◆ **Task goal**: Leave out all pictures. Return exactly the lines from the top of the material through the line containing "0.502, 0.803, 1.0];".

◆ **Supplied data**:
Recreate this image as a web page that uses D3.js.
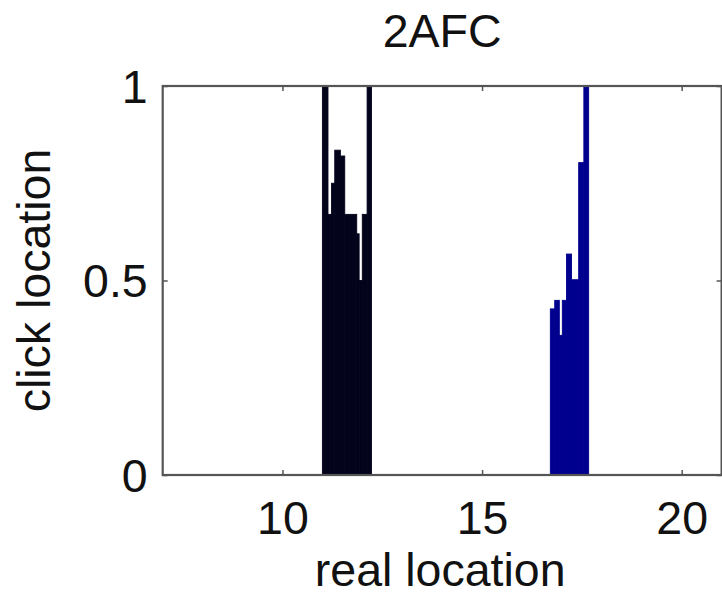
<!DOCTYPE html>
<html>
<head>
<meta charset="utf-8">
<script src="https://cdn.jsdelivr.net/npm/d3@7"></script>
<style>
  html, body { margin: 0; padding: 0; background: #fff; }
  svg { display: block; }
  text { font-family: "Liberation Sans", Arial, Helvetica, sans-serif; fill: #111; }
</style>
</head>
<body>
<svg id="chart" width="722" height="597"></svg>
<script>
// ---- data ----
const title = "2AFC";
const xLabel = "real location";
const yLabel = "click location";
const xTicks = [10, 15, 20];
const yTicks = [0, 0.5, 1];
const yTickLabels = ["0", "0.5", "1"];

// bin edges (real location) and values (click location) for each group
const blackEdges  = [11.0, 11.14, 11.23, 11.31, 11.45, 11.56, 11.86, 11.92, 12.0, 12.12, 12.23];
const blackValues = [1.0, 0.67, 0.75, 0.835, 0.82, 0.67, 0.62, 0.5, 0.67, 1.0];

const blueEdges  = [16.71, 16.82, 16.935, 17.01, 17.115, 17.24, 17.42, 17.55, 17.67];
const blueValues = [0.427, 0.449, 0.359, 0.449, 0.568, 0.502, 0.803, 1.0];

// ---- layout ----
const svg = d3.select("#chart");
const L = 162.7, R = 721.6, T = 86, B = 475;
const x = d3.scaleLinear().domain([7, 21]).range([L, R]);
const y = d3.scaleLinear().domain([0, 1]).range([B, T]);
const axisColor = "#555";
const fs = 46.5;

function makeBins(edges, values) {
  return values.map((v, i) => ({ x0: edges[i], x1: edges[i + 1], v }));
}

const groups = [
  { bins: makeBins(blackEdges, blackValues), color: "#03031c" },
  { bins: makeBins(blueEdges, blueValues), color: "#00008e" }
];

groups.forEach(g => {
  svg.append("g").selectAll("rect").data(g.bins).join("rect")
    .attr("x", d => x(d.x0))
    .attr("width", d => x(d.x1) - x(d.x0))
    .attr("y", d => y(d.v))
    .attr("height", d => y(0) - y(d.v))
    .attr("fill", g.color)
    .attr("stroke", g.color)
    .attr("stroke-width", 0.9);
});

// axes (ticks inward, on all four sides)
const tickLen = 5;
function styleAxis(sel) {
  sel.selectAll(".domain").remove();
  sel.selectAll(".tick line").attr("stroke", axisColor).attr("stroke-width", 1.5);
}

const xb = svg.append("g").attr("transform", `translate(0,${B})`)
  .call(d3.axisBottom(x).tickValues(xTicks).tickSize(-tickLen).tickFormat(d3.format("d")));
styleAxis(xb);
xb.selectAll(".tick text")
  .attr("y", 59).attr("dy", 0)
  .attr("font-size", fs).attr("fill", "#111")
  .attr("font-family", "Liberation Sans, Arial, sans-serif");

const xt = svg.append("g").attr("transform", `translate(0,${T})`)
  .call(d3.axisTop(x).tickValues(xTicks).tickSize(-tickLen).tickFormat(""));
styleAxis(xt);

const yl = svg.append("g").attr("transform", `translate(${L},0)`)
  .call(d3.axisLeft(y).tickValues(yTicks).tickSize(-tickLen).tickFormat((d, i) => yTickLabels[i]));
styleAxis(yl);
yl.selectAll(".tick text")
  .attr("x", -15).attr("dy", "0.35em")
  .attr("font-size", fs).attr("fill", "#111")
  .attr("font-family", "Liberation Sans, Arial, sans-serif");

const yr = svg.append("g").attr("transform", `translate(${R},0)`)
  .call(d3.axisRight(y).tickValues(yTicks).tickSize(-tickLen).tickFormat(""));
styleAxis(yr);

// box
svg.append("rect")
  .attr("x", L).attr("y", T)
  .attr("width", R - L).attr("height", B - T)
  .attr("fill", "none").attr("stroke", axisColor).attr("stroke-width", 2.2);

// labels
svg.append("text").attr("x", (L + R) / 2).attr("y", 47)
  .attr("text-anchor", "middle").attr("font-size", fs).text(title);

svg.append("text").attr("x", (L + R) / 2 - 2).attr("y", 586)
  .attr("text-anchor", "middle").attr("font-size", fs).text(xLabel);

svg.append("text")
  .attr("transform", `translate(50,${(T + B) / 2}) rotate(-90)`)
  .attr("text-anchor", "middle").attr("font-size", fs).text(yLabel);
</script>
</body>
</html>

◆ **Solution for this exercise**:
Recreate this image as a web page that uses D3.js.
<!DOCTYPE html>
<html>
<head>
<meta charset="utf-8">
<script src="https://cdn.jsdelivr.net/npm/d3@7"></script>
<style>
  html, body { margin: 0; padding: 0; background: #fff; }
  svg { display: block; }
  text { font-family: "Liberation Sans", Arial, Helvetica, sans-serif; fill: #111; }
</style>
</head>
<body>
<svg id="chart" width="722" height="597"></svg>
<script>
// ---- data ----
const title = "2AFC";
const xLabel = "real location";
const yLabel = "click location";
const xTicks = [10, 15, 20];
const yTicks = [0, 0.5, 1];
const yTickLabels = ["0", "0.5", "1"];

// bin edges (real location) and values (click location) for each group
const blackEdges  = [11.0, 11.14, 11.23, 11.31, 11.45, 11.56, 11.86, 11.92, 12.0, 12.12, 12.23];
const blackValues = [1.0, 0.67, 0.75, 0.835, 0.82, 0.67, 0.62, 0.5, 0.67, 1.0];

const blueEdges  = [16.71, 16.82, 16.935, 17.01, 17.115, 17.24, 17.42, 17.55, 17.67];
const blueValues = [0.427, 0.449, 0.359, 0.449, 0.568, 0.502, 0.803, 1.0];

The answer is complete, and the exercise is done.